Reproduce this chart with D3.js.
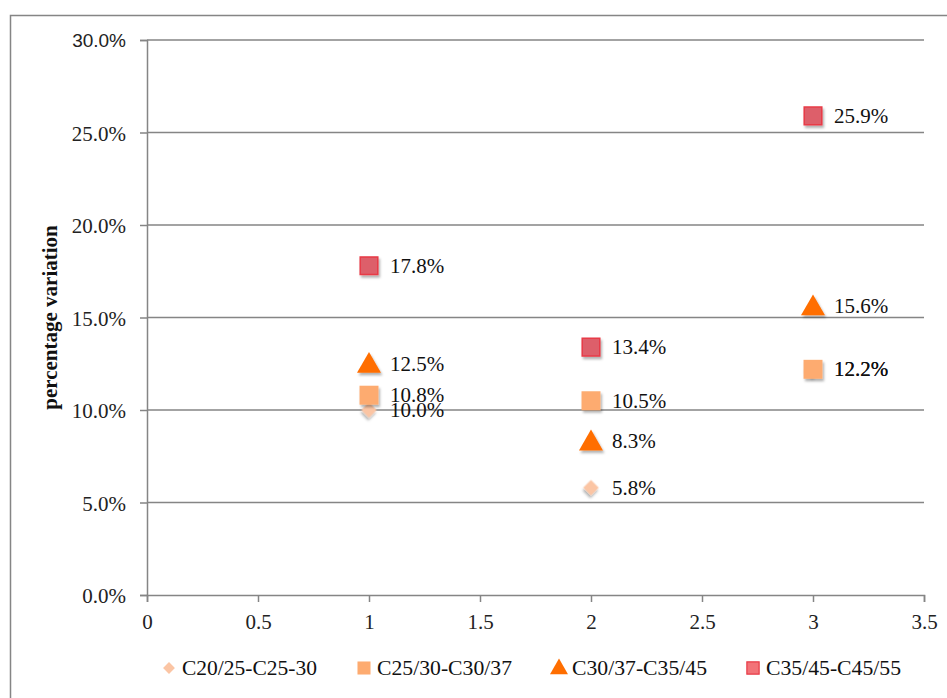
<!DOCTYPE html>
<html>
<head>
<meta charset="utf-8">
<script src="https://cdn.jsdelivr.net/npm/d3@7"></script>
<style>
  html, body { margin: 0; padding: 0; background: #fff; }
  svg { display: block; }
</style>
</head>
<body>
<svg id="chart" width="947" height="698"></svg>
<script>
// Percentage variation per concrete class step
const xValues = [1, 2, 3];
const seriesNames = ["C20/25-C25-30", "C25/30-C30/37", "C30/37-C35/45", "C35/45-C45/55"];
const s1 = [10.0, 5.8, 12.2];
const s2 = [10.8, 10.5, 12.2];
const s3 = [12.5, 8.3, 15.6];
const s4 = [17.8, 13.4, 25.9];
const yTicks = [0, 5, 10, 15, 20, 25, 30];
const xTicks = [0, 0.5, 1, 1.5, 2, 2.5, 3, 3.5];

const svg = d3.select("#chart");
const serif = "'Liberation Serif', 'Times New Roman', serif";
const sans = "'Liberation Sans', Arial, sans-serif";
const grid = "#858585";

// drop shadow for markers
const defs = svg.append("defs");
const f = defs.append("filter").attr("id", "shadow")
  .attr("x", "-50%").attr("y", "-50%").attr("width", "200%").attr("height", "200%");
f.append("feDropShadow").attr("dx", 1.5).attr("dy", 2.5)
  .attr("stdDeviation", 1.2).attr("flood-color", "#000").attr("flood-opacity", 0.3);

// outer frame
svg.append("path")
  .attr("d", "M10.5,700 V15.5 H947")
  .attr("fill", "none").attr("stroke", grid).attr("stroke-width", 1.5);

const x = d3.scaleLinear().domain([0, 3.5]).range([147, 924]);
const y = d3.scaleLinear().domain([0, 30]).range([595, 40]);

// horizontal gridlines
svg.append("g").selectAll("line").data(yTicks.filter(d => d > 0)).join("line")
  .attr("x1", x(0)).attr("x2", x(3.5))
  .attr("y1", d => y(d)).attr("y2", d => y(d))
  .attr("stroke", grid).attr("stroke-width", 1.5);

// y axis
const yAxis = svg.append("g").attr("transform", `translate(${x(0)},0)`)
  .call(d3.axisLeft(y).tickValues(yTicks).tickSize(7).tickPadding(14)
    .tickFormat(d => d.toFixed(1) + "%"));
yAxis.attr("font-family", null).attr("font-size", null);
yAxis.select(".domain").attr("stroke", grid).attr("stroke-width", 1.5);
yAxis.selectAll(".tick line").attr("stroke", grid).attr("stroke-width", 1.5);
yAxis.selectAll(".tick text")
  .style("font-family", d => d === 30 ? sans : serif)
  .style("font-size", d => d === 30 ? "19px" : "21px")
  .attr("dy", "0.36em")
  .attr("fill", "#222");

// x axis
const xAxis = svg.append("g").attr("transform", `translate(0,${y(0)})`)
  .call(d3.axisBottom(x).tickValues(xTicks).tickSize(7).tickPadding(12)
    .tickFormat(d => String(d)));
xAxis.attr("font-family", null).attr("font-size", null);
xAxis.select(".domain").attr("stroke", grid).attr("stroke-width", 1.5);
xAxis.selectAll(".tick line").attr("stroke", grid).attr("stroke-width", 1.5);
xAxis.selectAll(".tick text")
  .style("font-family", serif).style("font-size", "21px").attr("fill", "#222");

// y axis title
svg.append("text")
  .attr("transform", `translate(57,${(y(0) + y(30)) / 2}) rotate(-90)`)
  .attr("text-anchor", "middle")
  .style("font-family", serif).style("font-weight", "bold").style("font-size", "21px")
  .attr("fill", "#111")
  .text("percentage variation");

// marker shapes (diamond = square turned 45 degrees)
const styles = [
  { sym: d3.symbolSquare, size: 120, rot: 45, fill: "#fbc5a4", stroke: "none", dy: 0 },
  { sym: d3.symbolSquare, size: 360, rot: 0, fill: "#fdab70", stroke: "none", dy: 0 },
  { sym: d3.symbolTriangle, size: 250, rot: 0, fill: "#ff6e00", stroke: "none", dy: 2 },
  { sym: d3.symbolSquare, size: 310, rot: 0, fill: "#dd5f6b", stroke: "#e83a46", dy: 0 }
];
const allSeries = [s1, s2, s3, s4];

allSeries.forEach((vals, i) => {
  const st = styles[i];
  const pts = vals.map((v, j) => ({ x: xValues[j], v }));
  svg.append("g").selectAll("path").data(pts).join("path")
    .attr("d", d3.symbol().type(st.sym).size(st.size))
    .attr("transform", d => `translate(${x(d.x)},${y(d.v) + st.dy}) rotate(${st.rot})`)
    .attr("fill", st.fill)
    .attr("stroke", st.stroke).attr("stroke-width", 1.5)
    .attr("filter", "url(#shadow)");
});

// value labels
allSeries.forEach((vals) => {
  svg.append("g").selectAll("text").data(vals.map((v, j) => ({ x: xValues[j], v }))).join("text")
    .attr("x", d => x(d.x) + 21)
    .attr("y", d => y(d.v) + 7)
    .style("font-family", serif).style("font-size", "21px").attr("fill", "#111")
    .text(d => d.v.toFixed(1) + "%");
});

// legend
const legendX = [169, 364, 559, 753];
const legendSizes = [70, 170, 140, 150];
const legend = svg.append("g");
seriesNames.forEach((name, i) => {
  const st = styles[i];
  const lx = legendX[i], ly = 668;
  legend.append("path")
    .attr("d", d3.symbol().type(st.sym).size(legendSizes[i]))
    .attr("transform", `translate(${lx},${ly + (i === 2 ? 1 : 0)}) rotate(${st.rot})`)
    .attr("fill", i === 3 ? "#f27378" : st.fill)
    .attr("stroke", st.stroke).attr("stroke-width", 1.2);
  legend.append("text")
    .attr("x", lx + 13).attr("y", 675)
    .attr("textLength", 135).attr("lengthAdjust", "spacingAndGlyphs")
    .style("font-family", serif).style("font-size", "22px").attr("fill", "#111")
    .text(name);
});
</script>
</body>
</html>
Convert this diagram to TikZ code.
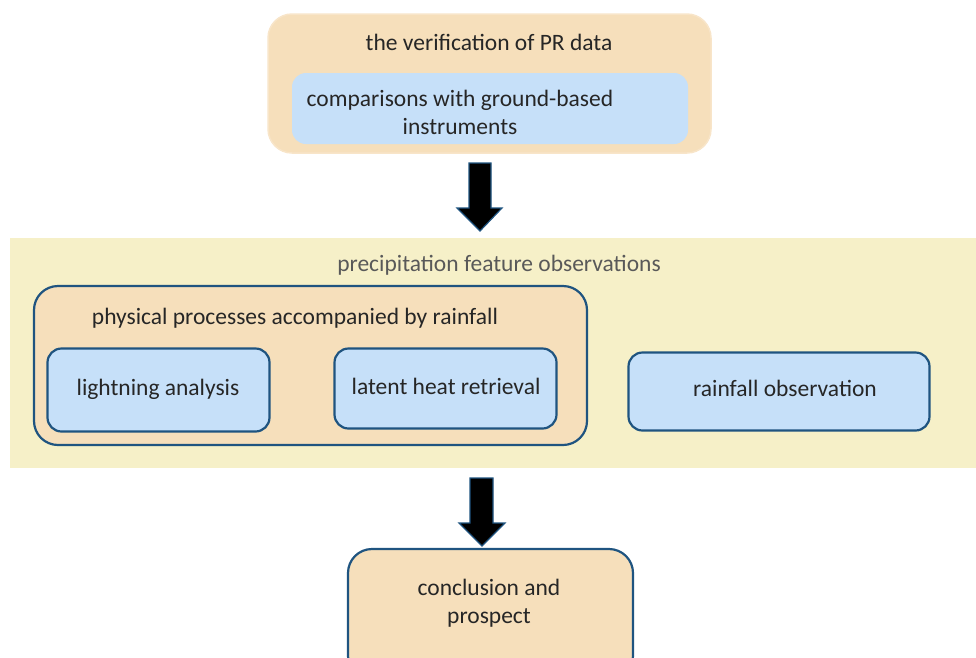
\documentclass[tikz,border=0pt]{standalone}
\usepackage{fontspec}
\setmainfont{Carlito}
\begin{document}
\begin{tikzpicture}[x=1pt,y=-1pt,
  txt/.style={font=\fontsize{23.5}{28}\selectfont, text=black!85, inner sep=0pt, align=center},
  tanbox/.style={fill=tanc, rounded corners=24pt},
  bluebox/.style={fill=bluec, draw=borderc, line width=2.2pt, rounded corners=14pt},
  blockarrow/.style={fill=black, draw=borderc, line width=1.2pt, line join=miter}
]
\definecolor{tanc}{RGB}{246,223,187}
\definecolor{bluec}{RGB}{198,224,249}
\definecolor{bandc}{RGB}{246,240,200}
\definecolor{borderc}{RGB}{31,84,128}
\useasboundingbox (0,0) rectangle (976,657);
% top group
\path[tanbox, draw=tanc!80!white, line width=1.5pt] (268,14) rectangle (711,153);
\node[txt] (ver) at (489,42) {the verification of PR data};
\path[fill=bluec, rounded corners=14pt] (292,73) rectangle (688,144);
\node[txt] (cmp) at (460,112) {comparisons with ground-based\\instruments};
% arrow 1
\path[blockarrow] (469,163) -- (491,163) -- (491,208) -- (502,208) -- (480,231) -- (457,208) -- (469,208) -- cycle;
% band
\path[fill=bandc] (10,238) rectangle (976,468);
\node[txt, text=black!65] (pfo) at (499,265) {precipitation feature observations};
% physical processes box
\path[fill=tanc, draw=borderc, line width=2.2pt, rounded corners=24pt] (34,286) rectangle (587,445);
\node[txt] (ppr) at (295,318) {physical processes accompanied by rainfall};
\node[bluebox, minimum width=222pt, minimum height=83pt] (lig) at (158.5,390) {};
\node[txt] at (158,389) {lightning analysis};
\node[bluebox, minimum width=222pt, minimum height=80pt] (lat) at (445.5,388.5) {};
\node[txt] at (446,386) {latent heat retrieval};
\node[bluebox, minimum width=301pt, minimum height=78pt] (rain) at (779,391.5) {};
\node[txt] at (785,388) {rainfall observation};
% arrow 2
\path[blockarrow] (470,478) -- (493,478) -- (493,523) -- (505,523) -- (482,546) -- (459,523) -- (470,523) -- cycle;
% conclusion
\path[fill=tanc, draw=borderc, line width=2.2pt, rounded corners=24pt] (348,549) rectangle (633,680);
\node[txt] (con) at (489,603) {conclusion and\\prospect};
\end{tikzpicture}
\end{document}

● Problem details:
How many of the lines above include the string "chart"? Answer with the number only.

● Result of the exercise:
3